_DIRECTIONS FOR THIS TASK_
Include the line containing "import * as" and all lines before it, repeated exactly from the listing below, without pictures.

_DATASET CONTENT_
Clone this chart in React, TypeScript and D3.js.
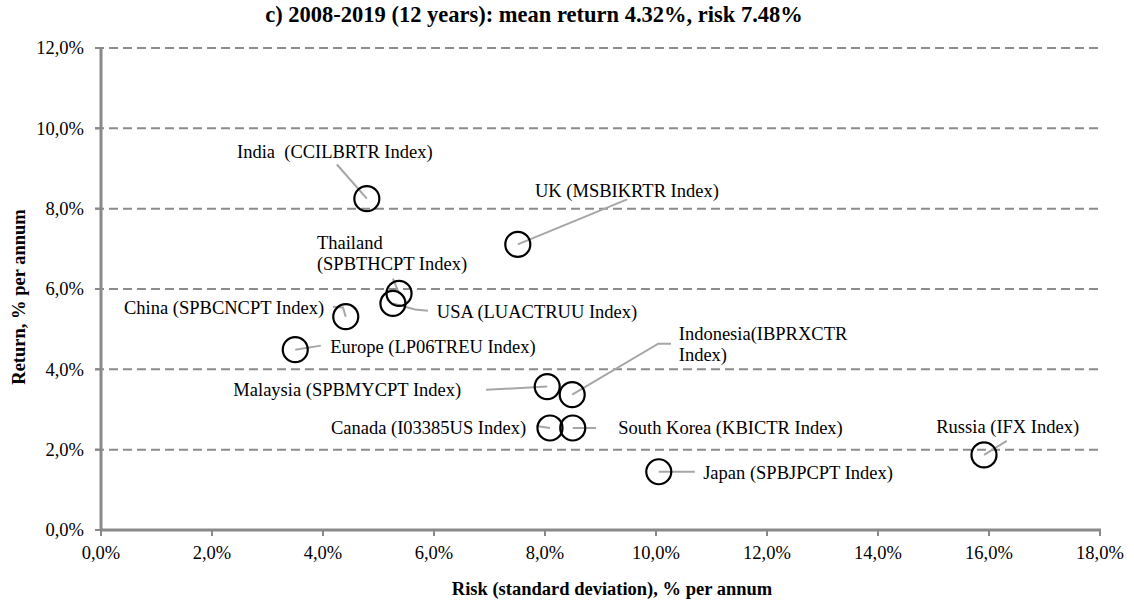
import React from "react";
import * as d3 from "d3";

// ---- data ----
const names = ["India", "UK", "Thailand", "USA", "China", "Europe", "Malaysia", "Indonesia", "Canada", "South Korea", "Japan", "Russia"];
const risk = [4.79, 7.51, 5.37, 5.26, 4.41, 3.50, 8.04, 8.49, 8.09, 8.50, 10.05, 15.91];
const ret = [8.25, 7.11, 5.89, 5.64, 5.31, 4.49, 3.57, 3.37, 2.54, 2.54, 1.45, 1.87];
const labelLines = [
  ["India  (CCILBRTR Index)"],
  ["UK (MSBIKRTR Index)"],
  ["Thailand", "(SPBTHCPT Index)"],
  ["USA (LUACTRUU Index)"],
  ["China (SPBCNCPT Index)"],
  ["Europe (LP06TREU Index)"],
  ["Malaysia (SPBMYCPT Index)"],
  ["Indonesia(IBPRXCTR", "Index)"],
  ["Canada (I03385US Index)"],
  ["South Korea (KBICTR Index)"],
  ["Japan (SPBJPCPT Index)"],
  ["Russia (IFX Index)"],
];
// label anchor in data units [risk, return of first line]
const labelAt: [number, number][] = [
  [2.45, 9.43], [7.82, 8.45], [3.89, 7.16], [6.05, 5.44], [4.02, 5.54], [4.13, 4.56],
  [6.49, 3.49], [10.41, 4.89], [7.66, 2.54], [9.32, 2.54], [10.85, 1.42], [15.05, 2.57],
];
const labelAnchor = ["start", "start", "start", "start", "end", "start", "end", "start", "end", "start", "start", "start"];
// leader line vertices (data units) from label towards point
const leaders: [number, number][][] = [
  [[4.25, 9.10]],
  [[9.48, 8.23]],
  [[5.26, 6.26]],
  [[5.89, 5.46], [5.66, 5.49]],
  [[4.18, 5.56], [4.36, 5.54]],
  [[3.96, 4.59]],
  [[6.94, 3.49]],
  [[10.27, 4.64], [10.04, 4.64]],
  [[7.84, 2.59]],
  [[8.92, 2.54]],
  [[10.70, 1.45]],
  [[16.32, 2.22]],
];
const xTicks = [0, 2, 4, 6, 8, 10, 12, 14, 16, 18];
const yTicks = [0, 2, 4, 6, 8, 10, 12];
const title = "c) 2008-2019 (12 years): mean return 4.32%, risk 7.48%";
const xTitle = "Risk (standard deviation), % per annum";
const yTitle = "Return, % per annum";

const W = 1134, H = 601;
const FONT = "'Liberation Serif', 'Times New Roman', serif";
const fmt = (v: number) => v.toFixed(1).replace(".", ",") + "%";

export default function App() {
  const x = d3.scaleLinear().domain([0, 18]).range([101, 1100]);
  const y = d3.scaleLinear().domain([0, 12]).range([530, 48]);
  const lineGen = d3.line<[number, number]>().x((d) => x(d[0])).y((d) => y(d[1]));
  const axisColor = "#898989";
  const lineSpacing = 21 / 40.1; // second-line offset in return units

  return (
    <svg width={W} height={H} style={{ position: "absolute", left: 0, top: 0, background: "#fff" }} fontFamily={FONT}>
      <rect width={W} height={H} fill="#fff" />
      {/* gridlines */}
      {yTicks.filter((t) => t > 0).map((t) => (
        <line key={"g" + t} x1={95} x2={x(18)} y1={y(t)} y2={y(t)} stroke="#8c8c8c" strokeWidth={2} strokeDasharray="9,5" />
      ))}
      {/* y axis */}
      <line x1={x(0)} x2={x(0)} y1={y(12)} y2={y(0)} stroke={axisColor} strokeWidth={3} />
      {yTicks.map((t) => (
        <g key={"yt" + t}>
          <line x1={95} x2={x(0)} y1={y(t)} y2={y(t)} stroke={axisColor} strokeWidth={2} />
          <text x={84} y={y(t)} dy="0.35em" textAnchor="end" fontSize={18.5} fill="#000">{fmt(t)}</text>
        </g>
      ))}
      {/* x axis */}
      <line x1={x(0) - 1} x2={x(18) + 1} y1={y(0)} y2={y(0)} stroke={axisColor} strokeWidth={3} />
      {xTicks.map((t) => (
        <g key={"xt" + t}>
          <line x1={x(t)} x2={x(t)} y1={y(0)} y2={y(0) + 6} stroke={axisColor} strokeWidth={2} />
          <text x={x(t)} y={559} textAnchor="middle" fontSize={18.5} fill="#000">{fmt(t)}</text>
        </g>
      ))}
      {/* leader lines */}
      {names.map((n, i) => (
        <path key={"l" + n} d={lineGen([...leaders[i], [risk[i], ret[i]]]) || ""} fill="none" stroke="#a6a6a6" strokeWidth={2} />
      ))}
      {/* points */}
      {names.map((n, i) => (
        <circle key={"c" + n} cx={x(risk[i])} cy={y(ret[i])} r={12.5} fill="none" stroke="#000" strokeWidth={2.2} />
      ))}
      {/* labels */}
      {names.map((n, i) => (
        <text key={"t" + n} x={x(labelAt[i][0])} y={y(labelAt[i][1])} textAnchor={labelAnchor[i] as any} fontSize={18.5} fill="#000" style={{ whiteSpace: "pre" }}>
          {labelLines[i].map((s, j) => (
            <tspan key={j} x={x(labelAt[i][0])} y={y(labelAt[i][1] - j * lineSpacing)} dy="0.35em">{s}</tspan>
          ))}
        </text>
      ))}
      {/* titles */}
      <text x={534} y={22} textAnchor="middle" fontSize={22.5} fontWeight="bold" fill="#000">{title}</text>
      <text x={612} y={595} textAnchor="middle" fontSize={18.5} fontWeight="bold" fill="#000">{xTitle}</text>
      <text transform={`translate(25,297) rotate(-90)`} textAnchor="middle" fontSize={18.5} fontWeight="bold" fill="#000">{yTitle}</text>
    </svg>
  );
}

_EXERCISE RESPONSE_
Clone this chart in React, TypeScript and D3.js.
import React from "react";
import * as d3 from "d3";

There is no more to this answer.